> [Stated exercise]: Every line in the listing is to be echoed verbatim.

> [Data segment]:
+++

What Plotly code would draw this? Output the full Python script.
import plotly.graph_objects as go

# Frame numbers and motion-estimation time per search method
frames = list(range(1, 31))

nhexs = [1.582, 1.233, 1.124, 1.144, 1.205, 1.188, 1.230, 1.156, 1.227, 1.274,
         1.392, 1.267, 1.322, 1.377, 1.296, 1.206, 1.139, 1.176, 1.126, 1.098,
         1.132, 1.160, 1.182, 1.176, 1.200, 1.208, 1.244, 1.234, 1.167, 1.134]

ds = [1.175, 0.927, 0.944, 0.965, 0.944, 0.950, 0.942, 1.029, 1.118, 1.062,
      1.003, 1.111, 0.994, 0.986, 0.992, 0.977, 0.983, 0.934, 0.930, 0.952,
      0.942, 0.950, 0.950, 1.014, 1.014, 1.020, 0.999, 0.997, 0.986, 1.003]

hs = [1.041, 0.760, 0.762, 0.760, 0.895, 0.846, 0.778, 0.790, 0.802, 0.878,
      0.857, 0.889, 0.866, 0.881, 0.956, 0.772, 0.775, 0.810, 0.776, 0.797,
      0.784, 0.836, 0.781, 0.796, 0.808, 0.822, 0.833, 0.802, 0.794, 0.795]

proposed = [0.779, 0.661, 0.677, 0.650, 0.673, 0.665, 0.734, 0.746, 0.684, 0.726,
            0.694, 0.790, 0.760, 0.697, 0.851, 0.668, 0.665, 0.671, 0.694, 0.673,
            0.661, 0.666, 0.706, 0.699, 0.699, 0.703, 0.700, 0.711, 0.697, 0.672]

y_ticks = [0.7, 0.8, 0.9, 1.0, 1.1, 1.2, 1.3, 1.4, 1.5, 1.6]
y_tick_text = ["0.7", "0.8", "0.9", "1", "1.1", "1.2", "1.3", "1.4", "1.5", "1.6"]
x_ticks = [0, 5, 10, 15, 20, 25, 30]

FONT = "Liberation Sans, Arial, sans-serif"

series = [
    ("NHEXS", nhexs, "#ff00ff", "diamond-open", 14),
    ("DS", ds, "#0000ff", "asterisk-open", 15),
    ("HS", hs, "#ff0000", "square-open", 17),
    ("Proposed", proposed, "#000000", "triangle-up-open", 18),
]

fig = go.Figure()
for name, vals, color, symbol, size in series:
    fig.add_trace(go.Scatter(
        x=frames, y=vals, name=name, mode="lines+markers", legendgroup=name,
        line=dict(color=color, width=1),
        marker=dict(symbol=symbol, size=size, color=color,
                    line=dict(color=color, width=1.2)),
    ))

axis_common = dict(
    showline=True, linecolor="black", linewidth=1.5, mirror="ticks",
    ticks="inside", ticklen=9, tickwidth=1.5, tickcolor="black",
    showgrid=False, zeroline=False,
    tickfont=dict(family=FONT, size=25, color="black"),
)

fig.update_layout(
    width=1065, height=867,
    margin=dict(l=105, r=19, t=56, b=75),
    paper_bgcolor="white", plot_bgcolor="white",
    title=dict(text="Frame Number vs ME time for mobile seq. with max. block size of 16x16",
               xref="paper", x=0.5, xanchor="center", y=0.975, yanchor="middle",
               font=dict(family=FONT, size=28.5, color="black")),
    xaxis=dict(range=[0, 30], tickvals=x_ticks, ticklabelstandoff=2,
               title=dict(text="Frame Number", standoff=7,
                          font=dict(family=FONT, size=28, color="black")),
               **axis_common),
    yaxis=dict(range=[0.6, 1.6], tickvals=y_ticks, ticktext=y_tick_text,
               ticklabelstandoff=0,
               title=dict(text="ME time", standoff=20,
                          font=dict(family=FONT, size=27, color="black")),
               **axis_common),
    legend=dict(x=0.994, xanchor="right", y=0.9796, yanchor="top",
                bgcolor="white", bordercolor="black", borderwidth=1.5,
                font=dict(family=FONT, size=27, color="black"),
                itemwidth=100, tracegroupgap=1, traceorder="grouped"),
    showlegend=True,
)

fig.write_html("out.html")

+++

> [Response to this exercise]:
What Plotly code would draw this? Output the full Python script.
import plotly.graph_objects as go

# Frame numbers and motion-estimation time per search method
frames = list(range(1, 31))

nhexs = [1.582, 1.233, 1.124, 1.144, 1.205, 1.188, 1.230, 1.156, 1.227, 1.274,
         1.392, 1.267, 1.322, 1.377, 1.296, 1.206, 1.139, 1.176, 1.126, 1.098,
         1.132, 1.160, 1.182, 1.176, 1.200, 1.208, 1.244, 1.234, 1.167, 1.134]

ds = [1.175, 0.927, 0.944, 0.965, 0.944, 0.950, 0.942, 1.029, 1.118, 1.062,
      1.003, 1.111, 0.994, 0.986, 0.992, 0.977, 0.983, 0.934, 0.930, 0.952,
      0.942, 0.950, 0.950, 1.014, 1.014, 1.020, 0.999, 0.997, 0.986, 1.003]

hs = [1.041, 0.760, 0.762, 0.760, 0.895, 0.846, 0.778, 0.790, 0.802, 0.878,
      0.857, 0.889, 0.866, 0.881, 0.956, 0.772, 0.775, 0.810, 0.776, 0.797,
      0.784, 0.836, 0.781, 0.796, 0.808, 0.822, 0.833, 0.802, 0.794, 0.795]

proposed = [0.779, 0.661, 0.677, 0.650, 0.673, 0.665, 0.734, 0.746, 0.684, 0.726,
            0.694, 0.790, 0.760, 0.697, 0.851, 0.668, 0.665, 0.671, 0.694, 0.673,
            0.661, 0.666, 0.706, 0.699, 0.699, 0.703, 0.700, 0.711, 0.697, 0.672]

y_ticks = [0.7, 0.8, 0.9, 1.0, 1.1, 1.2, 1.3, 1.4, 1.5, 1.6]
y_tick_text = ["0.7", "0.8", "0.9", "1", "1.1", "1.2", "1.3", "1.4", "1.5", "1.6"]
x_ticks = [0, 5, 10, 15, 20, 25, 30]

FONT = "Liberation Sans, Arial, sans-serif"

series = [
    ("NHEXS", nhexs, "#ff00ff", "diamond-open", 14),
    ("DS", ds, "#0000ff", "asterisk-open", 15),
    ("HS", hs, "#ff0000", "square-open", 17),
    ("Proposed", proposed, "#000000", "triangle-up-open", 18),
]

fig = go.Figure()
for name, vals, color, symbol, size in series:
    fig.add_trace(go.Scatter(
        x=frames, y=vals, name=name, mode="lines+markers", legendgroup=name,
        line=dict(color=color, width=1),
        marker=dict(symbol=symbol, size=size, color=color,
                    line=dict(color=color, width=1.2)),
    ))

axis_common = dict(
    showline=True, linecolor="black", linewidth=1.5, mirror="ticks",
    ticks="inside", ticklen=9, tickwidth=1.5, tickcolor="black",
    showgrid=False, zeroline=False,
    tickfont=dict(family=FONT, size=25, color="black"),
)

fig.update_layout(
    width=1065, height=867,
    margin=dict(l=105, r=19, t=56, b=75),
    paper_bgcolor="white", plot_bgcolor="white",
    title=dict(text="Frame Number vs ME time for mobile seq. with max. block size of 16x16",
               xref="paper", x=0.5, xanchor="center", y=0.975, yanchor="middle",
               font=dict(family=FONT, size=28.5, color="black")),
    xaxis=dict(range=[0, 30], tickvals=x_ticks, ticklabelstandoff=2,
               title=dict(text="Frame Number", standoff=7,
                          font=dict(family=FONT, size=28, color="black")),
               **axis_common),
    yaxis=dict(range=[0.6, 1.6], tickvals=y_ticks, ticktext=y_tick_text,
               ticklabelstandoff=0,
               title=dict(text="ME time", standoff=20,
                          font=dict(family=FONT, size=27, color="black")),
               **axis_common),
    legend=dict(x=0.994, xanchor="right", y=0.9796, yanchor="top",
                bgcolor="white", bordercolor="black", borderwidth=1.5,
                font=dict(family=FONT, size=27, color="black"),
                itemwidth=100, tracegroupgap=1, traceorder="grouped"),
    showlegend=True,
)

fig.write_html("out.html")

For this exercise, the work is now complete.